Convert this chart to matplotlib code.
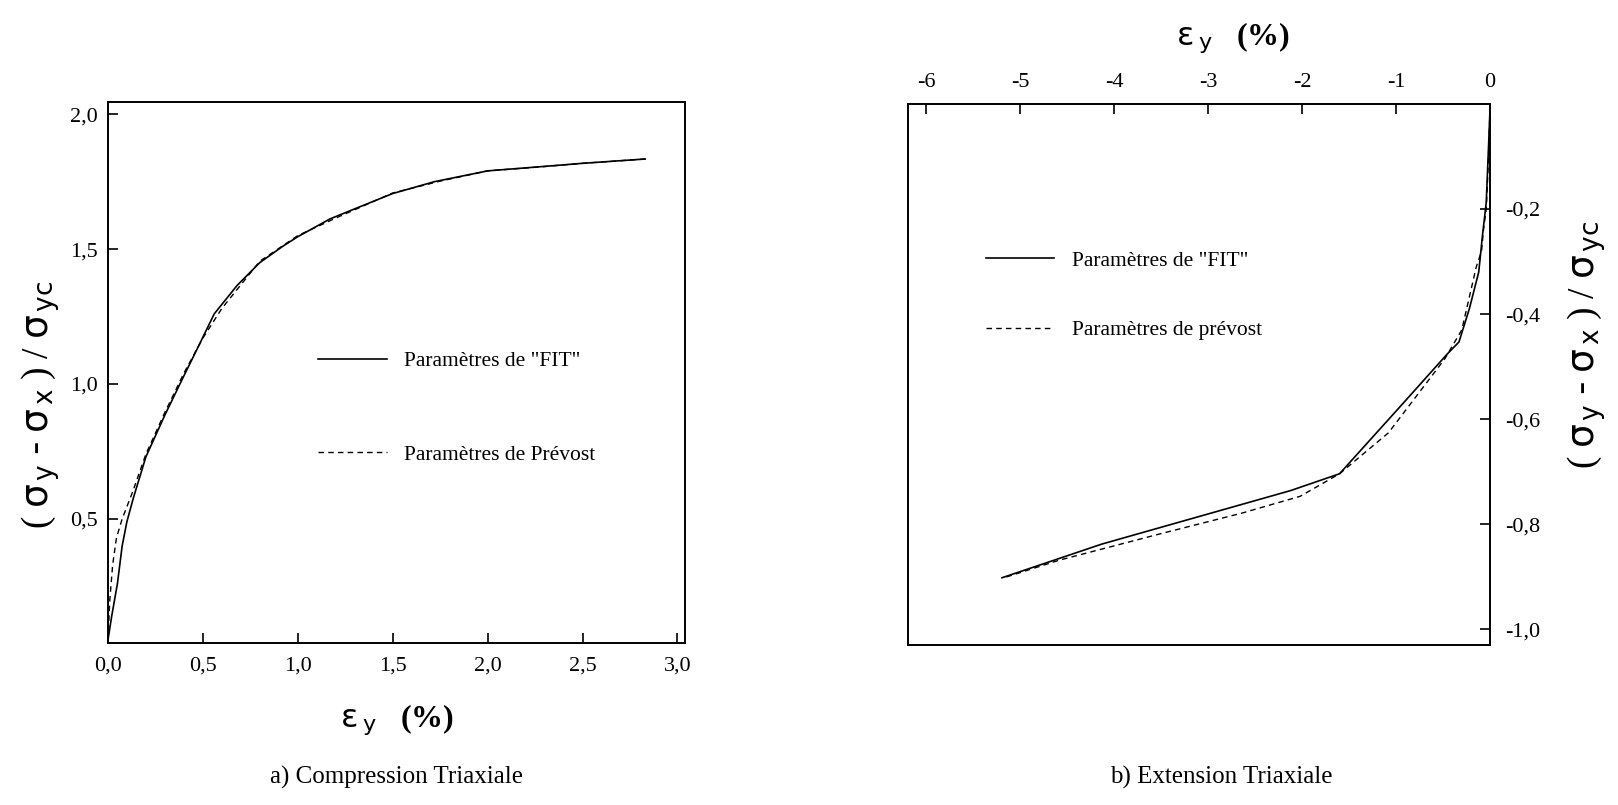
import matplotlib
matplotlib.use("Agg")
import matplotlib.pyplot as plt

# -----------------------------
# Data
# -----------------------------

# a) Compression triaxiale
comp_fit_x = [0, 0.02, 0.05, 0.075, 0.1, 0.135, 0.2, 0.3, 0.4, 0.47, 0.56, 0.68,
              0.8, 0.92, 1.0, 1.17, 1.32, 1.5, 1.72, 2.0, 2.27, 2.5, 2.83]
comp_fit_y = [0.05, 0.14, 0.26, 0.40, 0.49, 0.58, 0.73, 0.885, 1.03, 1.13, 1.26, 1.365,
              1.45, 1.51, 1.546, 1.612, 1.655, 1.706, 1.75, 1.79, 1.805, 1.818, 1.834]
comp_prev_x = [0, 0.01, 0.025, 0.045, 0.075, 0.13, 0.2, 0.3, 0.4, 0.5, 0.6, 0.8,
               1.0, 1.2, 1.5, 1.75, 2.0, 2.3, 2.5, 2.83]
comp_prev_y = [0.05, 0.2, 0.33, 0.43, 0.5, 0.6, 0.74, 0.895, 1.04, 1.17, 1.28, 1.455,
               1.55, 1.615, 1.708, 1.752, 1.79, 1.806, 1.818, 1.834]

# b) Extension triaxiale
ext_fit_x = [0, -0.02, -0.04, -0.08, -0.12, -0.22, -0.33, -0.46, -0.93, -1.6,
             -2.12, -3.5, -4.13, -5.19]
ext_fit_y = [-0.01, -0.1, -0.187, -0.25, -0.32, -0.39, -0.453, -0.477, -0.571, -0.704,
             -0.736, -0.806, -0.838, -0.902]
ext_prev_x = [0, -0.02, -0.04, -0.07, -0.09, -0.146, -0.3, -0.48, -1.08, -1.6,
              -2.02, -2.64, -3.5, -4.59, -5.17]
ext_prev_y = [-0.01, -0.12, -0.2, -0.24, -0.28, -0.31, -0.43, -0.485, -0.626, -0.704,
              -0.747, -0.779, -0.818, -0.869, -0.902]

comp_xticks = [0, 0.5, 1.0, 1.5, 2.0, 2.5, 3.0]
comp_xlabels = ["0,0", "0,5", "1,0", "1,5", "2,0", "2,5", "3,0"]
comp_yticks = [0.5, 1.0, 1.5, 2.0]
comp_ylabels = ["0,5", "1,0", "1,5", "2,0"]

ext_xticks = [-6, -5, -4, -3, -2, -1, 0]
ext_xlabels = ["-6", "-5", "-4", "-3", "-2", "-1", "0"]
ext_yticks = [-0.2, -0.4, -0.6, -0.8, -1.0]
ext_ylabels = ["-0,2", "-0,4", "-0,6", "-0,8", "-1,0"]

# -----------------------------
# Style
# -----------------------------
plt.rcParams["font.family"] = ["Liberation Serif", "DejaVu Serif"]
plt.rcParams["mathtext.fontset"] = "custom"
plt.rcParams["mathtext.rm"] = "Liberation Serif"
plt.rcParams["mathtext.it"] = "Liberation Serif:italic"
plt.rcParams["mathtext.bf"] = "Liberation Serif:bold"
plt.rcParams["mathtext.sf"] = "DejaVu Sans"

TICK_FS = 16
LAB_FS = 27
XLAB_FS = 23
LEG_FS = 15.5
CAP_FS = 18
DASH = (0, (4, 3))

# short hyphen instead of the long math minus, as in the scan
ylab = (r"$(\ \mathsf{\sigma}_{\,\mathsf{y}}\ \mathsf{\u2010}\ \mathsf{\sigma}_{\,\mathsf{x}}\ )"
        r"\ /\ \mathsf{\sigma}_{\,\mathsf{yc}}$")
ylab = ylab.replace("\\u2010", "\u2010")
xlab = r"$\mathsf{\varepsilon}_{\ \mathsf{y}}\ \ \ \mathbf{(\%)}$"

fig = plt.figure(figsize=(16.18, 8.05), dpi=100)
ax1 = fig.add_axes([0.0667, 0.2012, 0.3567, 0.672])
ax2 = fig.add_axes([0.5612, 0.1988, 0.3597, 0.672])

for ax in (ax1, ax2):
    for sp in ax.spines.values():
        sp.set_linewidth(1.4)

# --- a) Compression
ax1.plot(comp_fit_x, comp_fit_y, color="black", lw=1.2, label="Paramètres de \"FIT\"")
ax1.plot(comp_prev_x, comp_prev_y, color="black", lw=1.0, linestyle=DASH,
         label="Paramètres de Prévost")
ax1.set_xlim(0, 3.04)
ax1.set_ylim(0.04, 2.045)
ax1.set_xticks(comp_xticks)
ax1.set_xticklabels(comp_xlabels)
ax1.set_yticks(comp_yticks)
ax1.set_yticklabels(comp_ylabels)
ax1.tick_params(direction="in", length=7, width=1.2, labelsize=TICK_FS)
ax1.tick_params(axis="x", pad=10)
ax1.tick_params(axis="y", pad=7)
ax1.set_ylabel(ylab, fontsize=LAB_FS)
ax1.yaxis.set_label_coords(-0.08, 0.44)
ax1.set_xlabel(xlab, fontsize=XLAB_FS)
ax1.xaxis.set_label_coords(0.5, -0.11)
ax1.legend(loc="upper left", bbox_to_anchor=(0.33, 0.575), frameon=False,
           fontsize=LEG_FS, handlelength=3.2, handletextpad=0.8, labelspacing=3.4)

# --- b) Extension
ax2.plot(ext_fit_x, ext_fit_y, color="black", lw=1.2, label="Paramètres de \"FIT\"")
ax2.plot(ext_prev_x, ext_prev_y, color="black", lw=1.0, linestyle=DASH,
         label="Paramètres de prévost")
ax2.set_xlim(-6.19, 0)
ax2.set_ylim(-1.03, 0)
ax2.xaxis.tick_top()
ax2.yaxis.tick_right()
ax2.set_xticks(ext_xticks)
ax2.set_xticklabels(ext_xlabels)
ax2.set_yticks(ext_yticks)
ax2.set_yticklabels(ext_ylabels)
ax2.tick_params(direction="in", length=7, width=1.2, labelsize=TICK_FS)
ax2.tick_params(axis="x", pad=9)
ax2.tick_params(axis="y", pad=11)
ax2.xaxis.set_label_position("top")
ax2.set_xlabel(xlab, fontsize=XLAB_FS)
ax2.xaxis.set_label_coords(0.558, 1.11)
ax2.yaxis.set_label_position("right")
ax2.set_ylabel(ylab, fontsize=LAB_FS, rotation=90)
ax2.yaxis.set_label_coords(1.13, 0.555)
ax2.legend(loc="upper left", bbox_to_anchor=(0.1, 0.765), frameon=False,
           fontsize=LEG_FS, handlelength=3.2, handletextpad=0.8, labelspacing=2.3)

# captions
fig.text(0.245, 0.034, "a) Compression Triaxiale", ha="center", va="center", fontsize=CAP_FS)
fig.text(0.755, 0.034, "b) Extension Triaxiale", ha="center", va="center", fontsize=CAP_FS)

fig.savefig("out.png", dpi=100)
::::
The request
From the data above, copy out every line with the string "matplotlib" in it.

Answer for the task
Convert this chart to matplotlib code.
import matplotlib
matplotlib.use("Agg")
import matplotlib.pyplot as plt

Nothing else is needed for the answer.